Eine gute Ernte ist das, was sich alle (Klein)Bäuer:innen, Gärtner:innen und Landwirt:innen auf der ganzen Welt wünschen und was wir alle brauchen. Eine gute Ernte ist die Grundlage für ein gutes Leben für alle. Doch die Realität holt uns immer häufiger ein. Denn viele Faktoren sorgen dafür, dass die Ernten nicht gesichert sind und sich immer mehr Kleinbäuer:innen kaum noch selbst versorgen, geschweige denn, Teile ihrer Ernten als Einkommensquelle verkaufen können. Der menschengemachte Klimawandel und seine Auswirkungen mit Extremwetterereignisse wie u.a. Dürren oder Überschwemmungen ist eine Hauptursache. Andere Gründe liegen in der für Böden und Biodiversität fatalen industriellen Landwirtschaft. Sie ist auf maximale Profitorientierung ausgelegt und laugt mit ihrer einseitigen Bewirtschaftung landwirtschaftlicher Flächen die Böden aus und treibt Bäuer:innen in Abhängigkeitsverhältnisse von (Groß)unternehmen. Zum Beispiel durch gentechnisch verändertes Saatgut, das nur noch auf bestimmte synthetische Dünger und Pestizide reagiert und auch nicht mehr in traditioneller Weise nachgezogen und getauscht werden kann. Höchstleistungssorten verdrängen immer mehr angestammte Pflanzen und reduzieren damit die Diversität. Mais, Reis und Weizen sind in den letzten Jahrzehnten zu den Hauptkulturen auf den internationalen Feldern geworden. Mittlerweile steht deshalb ein Drittel der gesamten landwirtschaftlichen Fläche vor dem Kollaps.
Hunger und Überfluss
Ein großes Paradoxon ist auch, dass aktuell rund um den Erdball 735 Millionen Menschen Hunger leiden. Und das, obwohl weltweit „dank“ der industriellen Landwirtschaft ca. 4 Milliarden Tonnen (Stand 2022) Lebensmittel produziert und davon wiederum 1 Milliarde Tonnen* wieder weggeworfen werden. Es gibt also ein Problem in der Umverteilung.

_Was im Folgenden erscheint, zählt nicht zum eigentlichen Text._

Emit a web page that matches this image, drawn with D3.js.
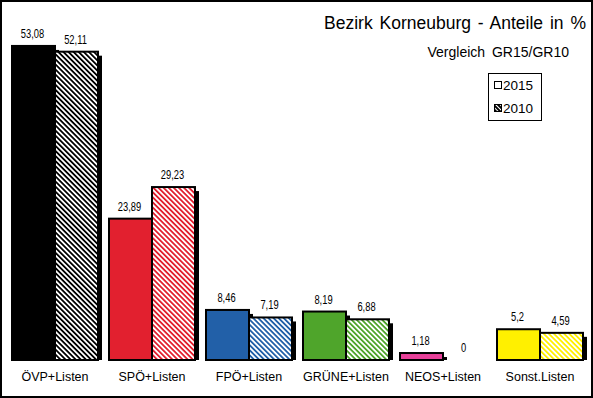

Im Kontext der Entwicklungszusammenarbeit wird viel von „Ernährungssouveränität“ gesprochen. Damit ist gemeint, dass Gemeinschaften selbst bestimmen, was sie essen und produzieren wollen und wie sie das tun. Eigentlich sollte sie eine Selbstverständlichkeit sein. Sie war es auch über viele Jahrhunderte in den meisten Regionen der Erde. Doch die kapitalistische Marktlogik hat im Laufe der Industrialisierung der Landwirtschaft ein absolutes Ungleichgewicht und Missverhältnis zwischen Produzent:innen und Konsument:innen hervorgebracht.
Ernährungssouveränität und Verfügung über Anbau und Saatgut
Palash Chatterjee von unserer indischen Partnerorganisation SMS teilt seine Erkenntnisse über die verschiedenen Dimensionen einer widerstandsfähigen Landwirtschaft und dem Nutzen für den Lebensunterhalt von Frauen durch klimaresistente Landwirtschaft. Er spricht über die Bedeutung von bäuerlichem Anbau und traditioneller Landwirtschaft und sagt: „Die moderne Landwirtschaft nach der grünen Revolution steigert zwar die Erntemengen, aber die Fruchtbarkeit des Bodens und die Gesundheit der Menschen werden beeinträchtigt […] Wenn wir über Gerechtigkeit und Sicherheit [für Frauen] sprechen, müssen wir auch über die Sicherheit von Saatgut und Boden nachdenken. Unsere traditionelle Kultur ist in unserer Landwirtschaft unsichtbar und das hat Auswirkungen auf das Klima und die Umwelt.“
Auch der Kleinbauer Pastana kommt aus der landwirtschaftlichen Praxis und hat mit der ASW-Partnerorganisation FASE im brasilianischen Bundesstaat Maranhão einen guten Anknüpfungspunkt gefunden, sich über Agrarökologie auszutauschen und viel Neues zu lernen: „Mir haben vor allem Techniken gefehlt, wie ich auch in der Regenzeit gut anbauen kann.“ Alles was er lernt, probiert er sofort aus. Sein Wissen gibt er gern weiter. Mittlerweile kommen oft Gruppen, die bei Netzwerktreffen von ihm gehört haben, vorbei und lassen sich vieles erklären. „Ohne den Austausch wären wir nur halb so erfolgreich in unseren Anbaumethoden. Und auch der Austausch von Saatgut ist wichtig, damit wir in der Region die Vielfalt der Pflanzen und Früchte erhalten können“, pflichtet eine Teilnehmerin Pastana bei. Viele Frauen schließen sich auch in kleinen Gruppen und Kooperativen zusammen und vermarkten ihre Erträge gemeinsam. So schaffen sie für sich und ihre Familien kleine Einkommen, dank guter Ernte.